News Corporation, often known simply as News Corp., is a publishing company founded and substantially owned by Australian media mogul Rupert Murdoch.
News Corp was formed in 1979 out of an Australian newspaper publishing company Murdoch owned. For decades, it was among the world’s largest media companies, with a wide variety of holdings across publishing, film, television, and the Internet, led by 20th Century Fox, Fox Broadcasting Company, Fox News Channel, Sky Broadcasting, and MySpace.
In June 2013, News Corp split into two companies, with the publishing properties retaining the name, and the entertainment properties — consisting largely of the various television and film entities, including Fox News — becoming 21st Century Fox. After the split, then, News Corp, which lost money as a publishing division in 2012 and continued to lose money in 2013, consists of newspapers primarily in Britain, the U.S., and Australia, including The Wall Street Journal, the New York Post, The Times of London and The Sunday Times, The Sun, and The Australian, along with the Dow Jones newswire and HarperCollins and Harlequin books. The company is headed by former Wall Street Journal managing editor Robert Thomson, who expressed plans to shift focus onto mobile technology at the time of the split. (As part of the split, News Corp lost the period that had previously sat at the end of “Corp.”)

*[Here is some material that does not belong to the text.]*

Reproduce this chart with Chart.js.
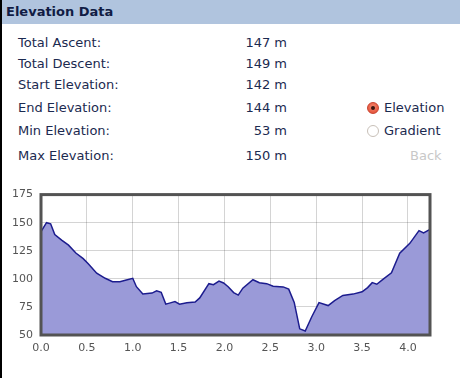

In July 2011, News Corp closed the 168-year-old tabloid News of the World, which Murdoch had owned since 1969, over a phone-hacking scandal involving the paper’s reporters and editors that also prompted investigations from the FBI and Scotland Yard, and the arrests of several Sun journalists over alleged bribery of government officials. Rebekah Brooks, the former head of News International, was arrested and later charged with perverting the course of justice and conspiracy, though she was acquitted in 2014, while former News of the World editor Andy Coulson was convicted of conspiracy and sentenced to 18 months in jail. In total, more than 50 arrests had been made in the scandals by British police as of May 2012.
In its formal report on the scandal, issued in May 2012, the British Parliament declared that Murdoch was “not a fit person” to lead the company. As of the end of 2012, the scandal had cost News Corp more than $360 million. News Corp’s British newspaper division settled dozens of lawsuits with hacking victims in January 2012, and more than 100 civil lawsuits have been filed over the hacking. In February 2012, News Corp launched the Sun on Sunday to take News of the World’s place as a Sunday tabloid, though that paper’s circulation fell 28% in its first two months. The scandal has prompted much criticism of a culture of corruption at News Corp.
News Corp made $2.74 billion in profit in 2011, and as of 2011, most of its revenue came through cable network programming, now part of 21st Century Fox. MySpace and its newspaper division have both failed to generate significant contributions to that profit. Until the split, those organizations were subsidized in part by the large profits generated by other units of the former News Corp, such as 20th Century Fox.